The Global Crossing-U S West transaction is a classic piece of dealmaking by classic dealsters like Global Crossing’s founder, Gary Winnick, a former Drexel Burnham junk-bond guy. Global Crossing, created two years ago to lay an undersea fiber-optic cable linking the United States with Europe, is already one of Wall Street’s mythic creations. Early investors have made 300 times their initial investment. Global Crossing’s most lucrative asset is its stock, currently valued in the market at about $23 billion. So Global Crossing is using its stock as currency to buy real companies with real businesses that generate real money, such as U S West and Frontier Corp., a Rochester, N.Y., telecom company (whose shareholders include me).

The U S West deal is hideously complicated for a reason. To wit: in order for minnow-size Global Crossing, with 1998 revenues of $424 million, to swallow a $12.4 billion whale like U S West, it needs to be able to offer securities that Wall Street will value at very high prices. So it’s splitting Global into two tracking stocks. One, Global Crossing L, for local, would carry a fat $1.50 cash dividend and track the results of boring but profitable businesses like local phone service. The second, Global Crossing G, for global, would include its undersea cables and all sorts of sexy fiber-optic stuff that doesn’t need to show profits to fetch a high share price. The idea is that Wall Street investors would price these two pieces at a higher combined price than they would price Global Crossing if it simply bought U S West in a simple deal. (Aside: if you want to wallow in labyrinthine deal delights, check out or mail me a stamped, self-addressed envelope.)

Back to the main event. Fashion is expensive in this deal, because Global Crossing, based in the tax haven of Bermuda, has to move to the United States. Credit–or blame, depending on your point of view–U.S. tax and accounting rules. Here’s why. The companies want to offer U S West holders a stock paying a cash dividend, as U S West does. But shipping money from the U.S. to Bermuda to the U.S. to pay dividends would result in a 30 percent tax. We’re talking $1.8 billion of dividends a year, so that’s major moolah.

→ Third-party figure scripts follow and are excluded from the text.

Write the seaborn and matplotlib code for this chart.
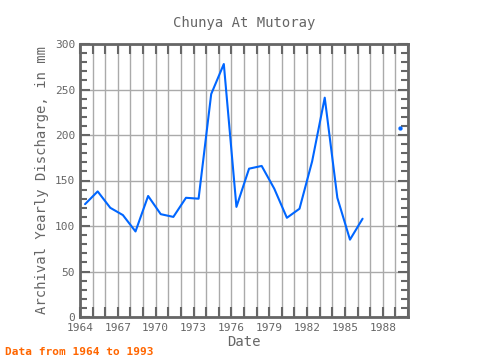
import numpy as np
import pandas as pd
import matplotlib
matplotlib.use("Agg")
import matplotlib.pyplot as plt
from matplotlib.ticker import MultipleLocator
import seaborn as sns

# Yearly discharge (NaN = missing year)
years = [1964, 1965, 1966, 1967, 1968, 1969, 1970, 1971, 1972, 1973, 1974,
         1975, 1976, 1977, 1978, 1979, 1980, 1981, 1982, 1983, 1984, 1985,
         1986, 1987, 1988, 1989]
discharge = [124, 138, 120, 112, 94, 133, 113, 110, 131, 130, 245,
             278, 121, 163, 166, 141, 109, 119, 171, 241, 131, 85,
             108, np.nan, np.nan, 208]
xtick_years = [1964, 1967, 1970, 1973, 1976, 1979, 1982, 1985, 1988]

GRAY = "#666666"
BLUE = "#0066ff"

df = pd.DataFrame({"date": np.array(years) + 0.4, "discharge": discharge})
# break the line at missing years
df["segment"] = df["discharge"].isna().cumsum()
seg_df = df.dropna(subset=["discharge"])

sns.set_style("white")
plt.rcParams["font.family"] = ["DejaVu Sans Mono"]

fig = plt.figure(figsize=(4.8, 3.6), dpi=100)
ax = fig.add_axes([80 / 480, 1 - 317 / 360, 328 / 480, 273 / 360])

sns.lineplot(data=seg_df, x="date", y="discharge", units="segment", estimator=None,
             color=BLUE, linewidth=1.5, ax=ax)
# isolated point (neighbours missing)
iso = df[df["discharge"].notna() & df["discharge"].shift(1).isna() & df["discharge"].shift(-1).isna()]
sns.scatterplot(data=iso, x="date", y="discharge", color=BLUE, s=8, edgecolor=BLUE, ax=ax)

ax.set_xlim(1964, 1990)
ax.set_ylim(0, 300)
ax.set_xticks(xtick_years)
ax.set_xticklabels([str(y) for y in xtick_years])
ax.xaxis.set_minor_locator(MultipleLocator(1))
ax.yaxis.set_major_locator(MultipleLocator(50))
ax.yaxis.set_minor_locator(MultipleLocator(10))
ax.grid(True, which="major", axis="y", color="#aaaaaa", linewidth=1)
ax.grid(True, which="both", axis="x", color="#aaaaaa", linewidth=1)
ax.set_axisbelow(True)

ax.tick_params(which="both", direction="in", top=True, right=True, left=True, bottom=True,
               color=GRAY, labelcolor=GRAY, labelsize=8, width=1.5)
ax.tick_params(which="major", length=7)
ax.tick_params(which="minor", length=5)
ax.tick_params(axis="x", which="both", length=7, pad=4)
for sp in ax.spines.values():
    sp.set_color(GRAY)
    sp.set_linewidth(2)

ax.set_xlabel("Date", color=GRAY, fontsize=10, labelpad=2)
ax.set_ylabel("Archival Yearly Discharge, in mm", color=GRAY, fontsize=10, labelpad=4)
ax.set_title("Chunya At Mutoray", color=GRAY, fontsize=10, pad=12)
fig.text(5 / 480, 1 - 352 / 360, "Data from 1964 to 1993", color="#ff6600",
         fontsize=8, fontweight="bold", va="center", ha="left")

fig.savefig("out.png", dpi=100)
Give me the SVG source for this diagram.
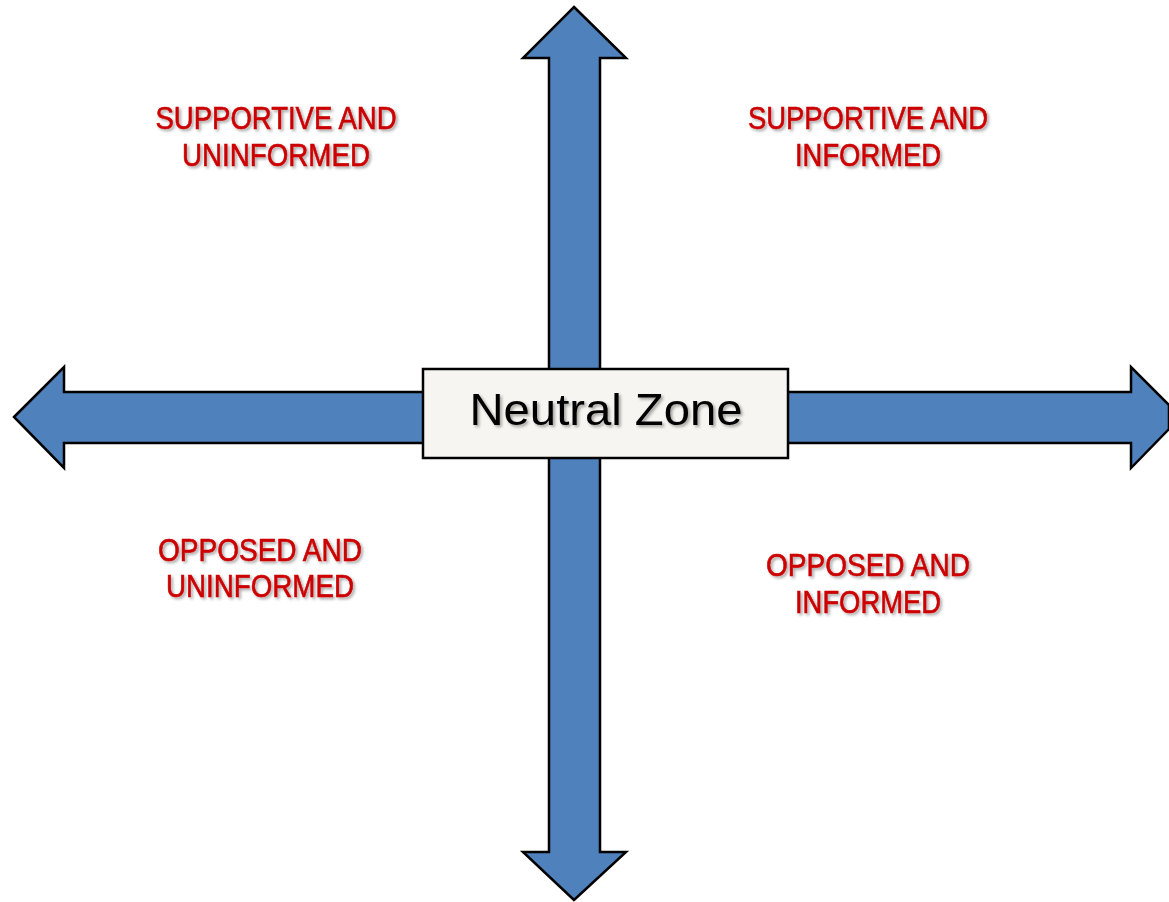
<svg xmlns="http://www.w3.org/2000/svg" width="1169" height="902" viewBox="0 0 1169 902">
<defs>
<filter id="sh" x="-10%" y="-20%" width="120%" height="150%">
<feDropShadow dx="2" dy="2" stdDeviation="1.5" flood-color="#000" flood-opacity="0.35"/>
</filter>
</defs>
<style>
.arrow{fill:#4f81bd;stroke:#000;stroke-width:2.5;stroke-linejoin:miter}
.lbl{font-family:"Liberation Sans Narrow","Liberation Sans",Arial,sans-serif;font-size:31px;fill:#cc0000;stroke:#cc0000;stroke-width:0.6;text-anchor:middle;filter:url(#sh)}
.box{fill:#f6f5f1;stroke:#000;stroke-width:2.5}
.nz{font-family:"Liberation Sans",Arial,sans-serif;font-size:45px;fill:#000;text-anchor:middle;filter:url(#sh)}
</style>
<rect width="1169" height="902" fill="#fff"/>
<g id="connectors">
<polygon class="arrow" points="14,417 64,367 64,392 1131,392 1131,367 1169,405 1169,429 1131,468 1131,443 64,443 64,468"/>
<polygon class="arrow" points="574,7 626,58 600,58 600,852 626,852 574,900 523,852 549,852 549,58 523,58"/>
</g>
<g id="neutral-zone">
<rect class="box" x="423" y="369" width="365" height="89"/>
<text class="nz" x="606" y="425" textLength="273" lengthAdjust="spacingAndGlyphs">Neutral Zone</text>
</g>
<g id="supportive-uninformed">
<text class="lbl" x="276" y="129" textLength="241" lengthAdjust="spacingAndGlyphs">SUPPORTIVE AND</text>
<text class="lbl" x="276" y="166" textLength="188" lengthAdjust="spacingAndGlyphs">UNINFORMED</text>
</g>
<g id="supportive-informed">
<text class="lbl" x="868" y="129" textLength="240" lengthAdjust="spacingAndGlyphs">SUPPORTIVE AND</text>
<text class="lbl" x="868" y="166" textLength="146" lengthAdjust="spacingAndGlyphs">INFORMED</text>
</g>
<g id="opposed-uninformed">
<text class="lbl" x="260" y="561" textLength="204" lengthAdjust="spacingAndGlyphs">OPPOSED AND</text>
<text class="lbl" x="260" y="597" textLength="188" lengthAdjust="spacingAndGlyphs">UNINFORMED</text>
</g>
<g id="opposed-informed">
<text class="lbl" x="868" y="576" textLength="204" lengthAdjust="spacingAndGlyphs">OPPOSED AND</text>
<text class="lbl" x="868" y="613" textLength="146" lengthAdjust="spacingAndGlyphs">INFORMED</text>
</g>
</svg>
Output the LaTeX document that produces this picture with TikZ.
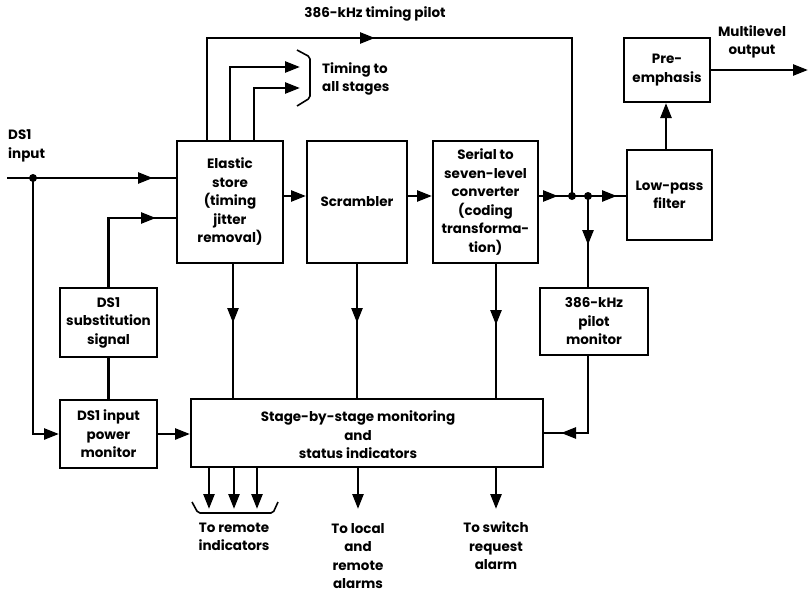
\documentclass[tikz,border=0pt]{standalone}
\usepackage{fontspec}
\setmainfont{Poppins}
\usetikzlibrary{arrows.meta,decorations.markings,calc}
\begin{document}
\begin{tikzpicture}[x=1pt,y=-1pt,
  font=\fontsize{13.5}{18.5}\selectfont\bfseries,
  box/.style={draw, line width=2pt, align=center, inner sep=0pt},
  wire/.style={line width=2.6pt},
  tip/.style={-{Triangle[length=15pt,width=11pt]}},
  arrowat/.style={postaction={decorate, decoration={markings, mark=at position #1 with {\arrow{Triangle[length=15pt,width=11pt]}}}}},
  dot/.style={circle, fill, inner sep=0pt, minimum size=8pt},
  lbl/.style={align=center, inner sep=0pt}]
\useasboundingbox (0,0) rectangle (812,592);

% boxes
\node[box, minimum width=106pt, minimum height=122pt] (el) at (230,202) {Elastic\\store\\(timing\\jitter\\removal)};
\node[box, minimum width=100pt, minimum height=122pt] (scr) at (357,202) {Scrambler};
\node[box, minimum width=105pt, minimum height=122pt] (ser) at (485.5,202) {Serial to\\seven-level\\converter\\(coding\\transforma-\\tion)};
\node[box, minimum width=85pt, minimum height=90pt] (lpf) at (669.5,195) {Low-pass\\filter};
\node[box, minimum width=86pt, minimum height=64pt] (pre) at (667,70) {Pre-\\emphasis};
\node[box, minimum width=97pt, minimum height=69pt] (sub) at (108.5,322.5) {DS1\\substitution\\signal};
\node[box, minimum width=97pt, minimum height=68pt] (pwr) at (108.5,434) {DS1 input\\power\\monitor};
\node[box, minimum width=352pt, minimum height=68pt] (stage) at (367,433) {};
\node[lbl] (stagetxt) at (358,435) {Stage-by-stage monitoring\\and\\status indicators};
\node[box, minimum width=108pt, minimum height=67pt] (pil) at (594,321.5) {386-kHz\\pilot\\monitor};

% labels
\node[lbl] (tplbl) at (375,14) {386-kHz timing pilot};
\node[lbl] (mlo) at (752,42) {Multilevel\\output};
\node[lbl, align=left, anchor=west] (ds1in) at (8,146) {DS1\\input};
\node[lbl, align=left, anchor=west] (tts) at (322,79) {Timing to\\all stages};
\node[lbl] (trem) at (234,537) {To remote\\indicators};
\node[lbl] (tloc) at (358,556) {To local\\and\\remote\\alarms};
\node[lbl] (tsw) at (496,546) {To switch\\request\\alarm};

% coordinates
\coordinate (in0) at (7,178);
\coordinate (j1) at (33,178);
\coordinate (chain) at (0,196);
\coordinate (tpc) at (572,38);
\coordinate (ja) at (572,196);
\coordinate (jb) at (588,196);
\coordinate (tb1) at (300,67);
\coordinate (tb2) at (300,88);
\coordinate (x1) at (233,0);
\coordinate (x3) at (496,0);
\coordinate (x4) at (666,0);
\coordinate (out) at (808,70);
\coordinate (r1) at (209,509);
\coordinate (r2) at (234,509);
\coordinate (r3) at (257,509);
\coordinate (r4) at (358,509);
\coordinate (r5) at (496,509);

% input
\draw[wire, arrowat=146pt] (in0) -- (el.west |- in0);
\draw[wire, tip] (j1) |- (pwr.west);
\node[dot] (d1) at (j1) {};
\draw[wire, arrowat=-20pt] (sub.north) |- ($(el.west)+(0,16)$);
\draw[wire] (sub.south) -- (pwr.north);

% chain
\draw[wire, tip] (el.east |- chain) -- (scr.west |- chain);
\draw[wire, tip] (scr.east |- chain) -- (ser.west |- chain);
\draw[wire, arrowat=19pt, arrowat=-9pt] (ser.east |- chain) -- (lpf.west |- chain);
\node[dot] (d2) at (ja) {};
\node[dot] (d3) at (jb) {};

% timing
\draw[wire, arrowat=270pt] ($(el.north west)+(31,0)$) |- (tpc) -- (ja);
\draw[wire, tip] ($(el.north west)+(54,0)$) |- (tb1);
\draw[wire, tip] ($(el.north west)+(78,0)$) |- (tb2);
\draw[line width=1.6pt, rounded corners=2pt] (297,50) -- (310,57) -- (310,98) -- (297,106);

% pilot
\draw[wire, arrowat=49pt] (jb) -- (jb |- pil.north);
\draw[wire, arrowat=-17pt] (pil.south -| jb) |- (stage.east);

% to stage
\draw[wire, tip] (pwr.east) -- (stage.west |- pwr.east);
\draw[wire, arrowat=59pt] (el.south -| x1) -- (stage.north -| x1);
\draw[wire, arrowat=59pt] (scr.south) -- (stage.north -| scr.south);
\draw[wire, arrowat=61pt] (ser.south -| x3) -- (stage.north -| x3);

% output
\draw[wire, tip] (lpf.north -| x4) -- (pre.south -| x4);
\draw[wire, tip] (pre.east) -- (out);

% stage outputs
\draw[wire, tip] (stage.south -| r1) -- (r1);
\draw[wire, tip] (stage.south -| r2) -- (r2);
\draw[wire, tip] (stage.south -| r3) -- (r3);
\draw[wire, tip] (stage.south -| r4) -- (r4);
\draw[wire, tip] (stage.south -| r5) -- (r5);
\draw[line width=1.6pt, rounded corners=2pt] (192,502) -- (198,513) -- (273,513) -- (278,502);
\end{tikzpicture}
\end{document}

Second, for complicated accounting reasons, U S West has to technically be the acquiring company, even though Global Crossing is actually taking control. To give you the short version, this maneuver sticks $30 billion of accounting costs onto the G stock, whose go-go investors are seeking growth rather than reported profits. This avoids having the charges pollute the L stock, whose conservative investors care about earnings very much. For U S West to be the acquirer, its shareholders have to get more than 50 percent of the combined companies’ stock. But if holders of a U.S. company get the majority of the stock in a deal with a non-U.S. company, the deal is taxable. Having Global Crossing move to the United States makes this deal tax-free.

The companies say that the stated $1 billion cost of leaving the tax haven is a worst-case number. They also say the value of Global Crossing’s Bermuda tax haven was dropping as the company began doing more and more business in the United States, Europe and Asia because it’s building all sorts of facilities in those places. So let’s be sports and mark down the $1 billion cost to $750 million. Even so, bidding Bermuda bye-bye costs serious money. Proving, once again, that if you want to stay fashionable, you have to pay for the privilege.